Find out what lies beneath in Sub Terra – Review

sub terra the map

When I was young, we went spelunking in New Zealand. I don’t remember it that well, but what I do remember is unending darkness and the claustrophobic feeling of wet walls closing in. Sub Terra taps into these feelings and adds a new horror. What if within all that darkness something malevolent waits for you?

Sub Terra is a cooperative tile-laying game where each player takes the role of a cave diving specialist. Starting at the cave entrance, you must draw and place tiles until you find the exit. Along the way, you need to avoid gas leaks, rock falls and floods if you’re hoping to survive.

On your turn, you’ll take two actions that include:

  • Revealing the top tile from the stack and adding next to your current tile.
  • Moving your explorer one tile.
  • Exploring the next tile, by drawing a tile from the stack, placing it, and moving your explorer on it. A risky maneuver but two actions for the price of one!
  • Running with your explorer by moving them three spaces – costs two actions.
  • Healing lets you (or someone else on your tile) regain one health – costs two actions.

Additionally, in Sub Terra, you also have the option to exert yourself. Taking an extra action at the cost of rolling a die, where on a three or lower you take damage.

Despite all the hazards we’ve talked about so far, the worst is the Horror nests. Found throughout the cave system, these nests spawn monsters whose only concern is making this cave your grave. Once per round they’ll pick the closest explorer and move one space towards them. If they ever catch an explorer, then no matter their health, they’re knocked out.

After the Horrors move, you then draw a card from the hazard deck. This might cause cave-ins, parts of the tunnel to flood, or earthquakes. Finding yourself on a tile matching the drawn hazard card means you’re in big trouble. Earthquakes can be equally damaging as they have a chance to affect all cavers.

If you can avoid the Horrors, the hazards, and make it to the exit in time then you’ve survived and won the game! Otherwise, you’re lost in the darkness forever, or at least until the Horrors pick up your scent.

All of the game's tiles stacked in a large pile.
That’s a lot of tiles

I don’t like being hunted

One of my favourite aspects of Sub Terra is its Jaws-like approach to the Horrors. Nowhere in the rule book, box, or any of the tiles do they show what the Horrors look like. Leaving your imagination to fill in the blanks.

This is terrifying as Sub Terra, and its Horrors, put you in the shoes of a teenager running through the woods, with these creatures on your heels. A real sense of dread comes from this unrelenting wooden disc following you from tile to tile. It’s something I’ve never experienced from another board game, and it’s the cornerstone of why Sub Terra is so talked about in the community.
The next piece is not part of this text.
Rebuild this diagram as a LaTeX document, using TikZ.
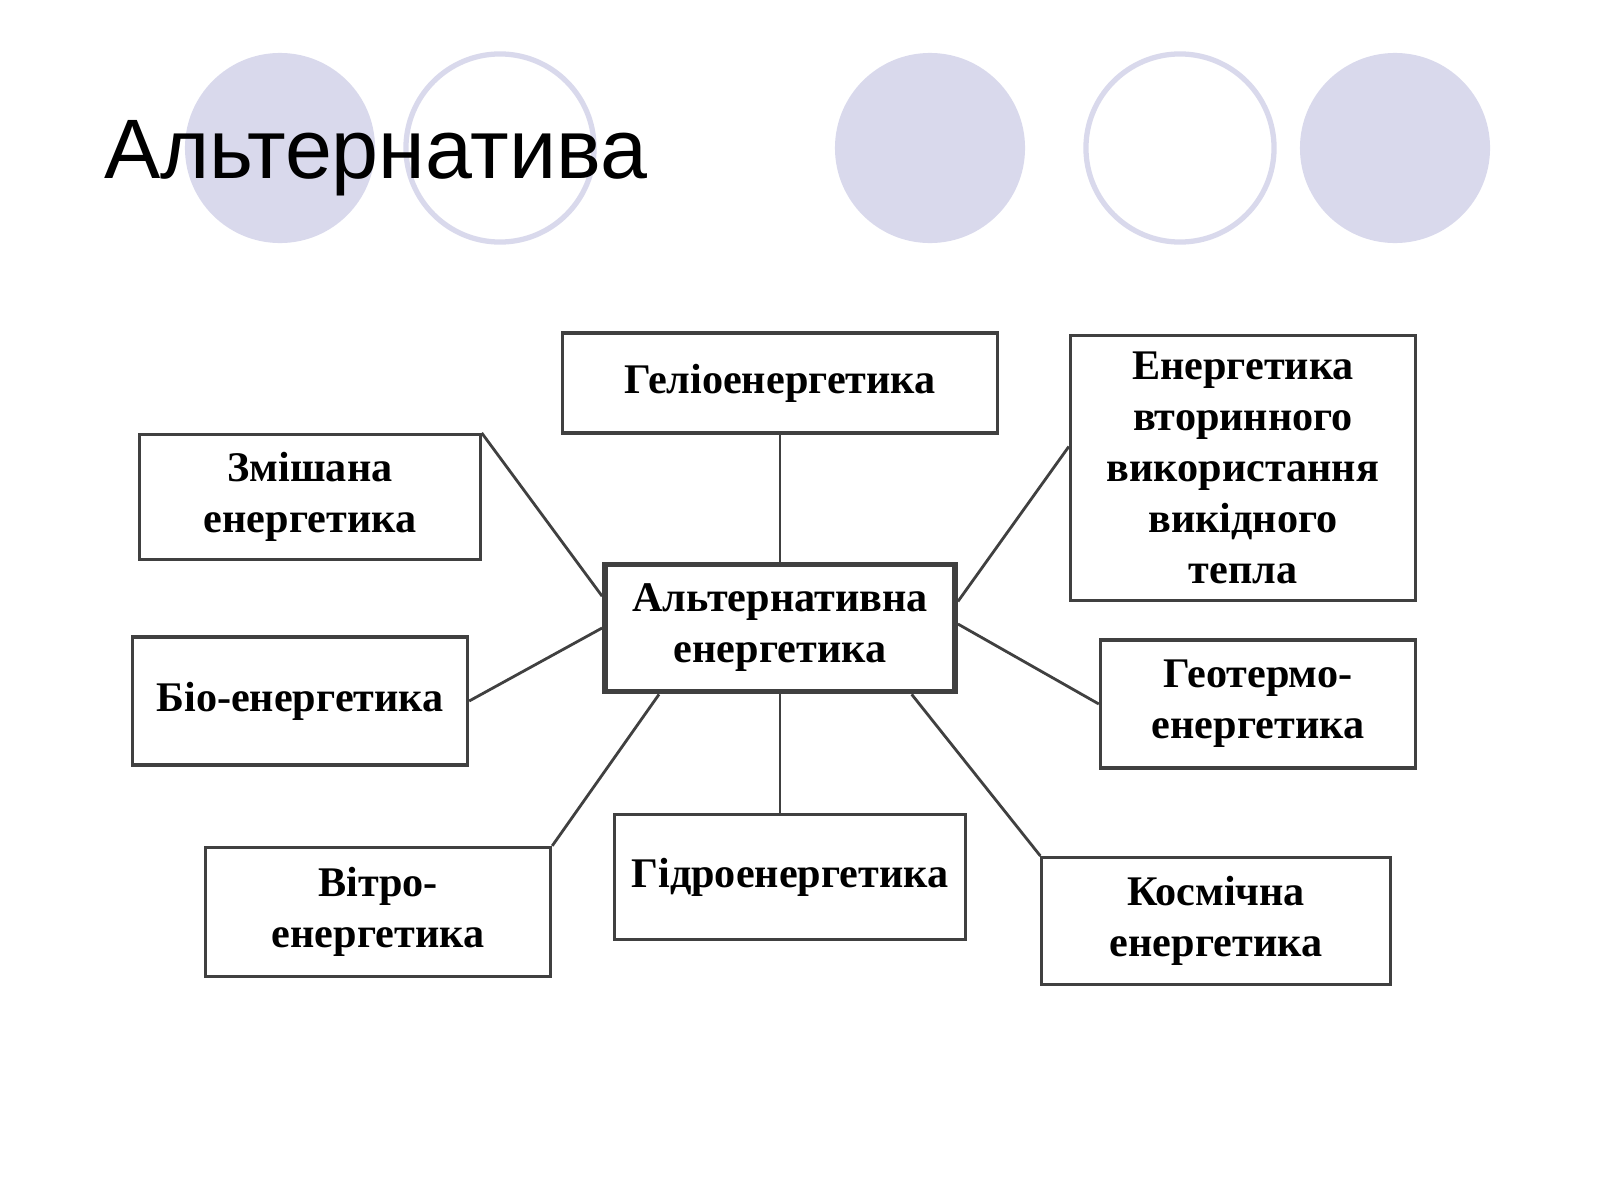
\documentclass[tikz,border=0pt]{standalone}
\usepackage{fontspec}
\setmainfont{Liberation Serif}
\newfontfamily\titlefont{Liberation Sans}
\usetikzlibrary{calc}
\definecolor{dotlilac}{HTML}{D9D9EC}

\begin{document}
\begin{tikzpicture}[x=0.01cm,y=-0.01cm,
			dot/.style={circle, fill=dotlilac, minimum size=1.9cm, inner sep=0pt},
			ring/.style={circle, draw=dotlilac, line width=1.5pt, fill=white, minimum size=1.88cm, inner sep=0pt},
			kind/.style={rectangle, draw=black!75, line width=0.9pt, align=center, inner sep=0pt, font=\fontsize{12}{14.5}\selectfont\bfseries},
			link/.style={draw=black!75, line width=0.8pt}
			]
			\useasboundingbox (0,0) rectangle (1600,1200);
			\node[dot] (D1) at (280,148) {};
			\node[ring] (D2) at (500,148) {};
			\node[dot] (D3) at (930,148) {};
			\node[ring] (D4) at (1180,148) {};
			\node[dot] (D5) at (1395,148) {};
			\node[anchor=base west, font=\titlefont\fontsize{24}{28}\selectfont] (T) at (92,178) {Альтернатива};
			
			\node[kind, line width=1.6pt, minimum width=3.5cm, minimum height=1.27cm] (C) at (780,628) {Альтернативна\\енергетика};
			\node[kind, minimum width=4.35cm, minimum height=1cm] (He) at (780,383) {Геліоенергетика};
			\node[kind, minimum width=3.4cm, minimum height=1.25cm] (Zm) at (310,497) {Змішана\\енергетика};
			\node[kind, minimum width=3.45cm, minimum height=2.65cm] (Vt) at (1243,468) {Енергетика\\вторинного\\використання\\викідного\\тепла};
			\node[kind, minimum width=3.35cm, minimum height=1.28cm] (Bi) at (300,701) {Біо-енергетика};
			\node[kind, minimum width=3.15cm, minimum height=1.28cm] (Ge) at (1258,704) {Геотермо-\\енергетика};
			\node[kind, minimum width=3.45cm, minimum height=1.29cm] (Vi) at (378,912) {Вітро-\\енергетика};
			\node[kind, minimum width=3.5cm, minimum height=1.25cm] (Gi) at (790,877) {Гідроенергетика};
			\node[kind, minimum width=3.48cm, minimum height=1.27cm] (Ko) at (1216,921) {Космічна\\енергетика};
			
			\draw[link] (C.north) -- (He.south);
			\draw[link] (Zm.north east) -- ($(C.north west)!0.26!(C.south west)$);
			\draw[link] (Bi.east) -- (C.west);
			\draw[link] (Vi.north east) -- ($(C.south west)!0.16!(C.south east)$);
			\draw[link] (Gi.north -| C.south) -- (C.south);
			\draw[link] (Ko.north west) -- ($(C.south west)!0.87!(C.south east)$);
			\draw[link] (Ge.west) -- ($(C.north east)!0.47!(C.south east)$);
			\draw[link] ($(Vt.north west)!0.42!(Vt.south west)$) -- ($(C.north east)!0.3!(C.south east)$);
		\end{tikzpicture}
\end{document}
Everything else in the game, be it floods, gas leaks, or the action economy, is there to make these chase sequences more intense. Often forcing you to take risks and actions you otherwise wouldn’t.

In our plays, the game usually started slow. We would spend both actions to reveal first, and then move. We would continue to pace ourselves until a Horror awoke. At that point, all hell breaks loose. Our strategy changed to favour the explore action and we exerted ourselves more than a squirrel running from a starving eagle.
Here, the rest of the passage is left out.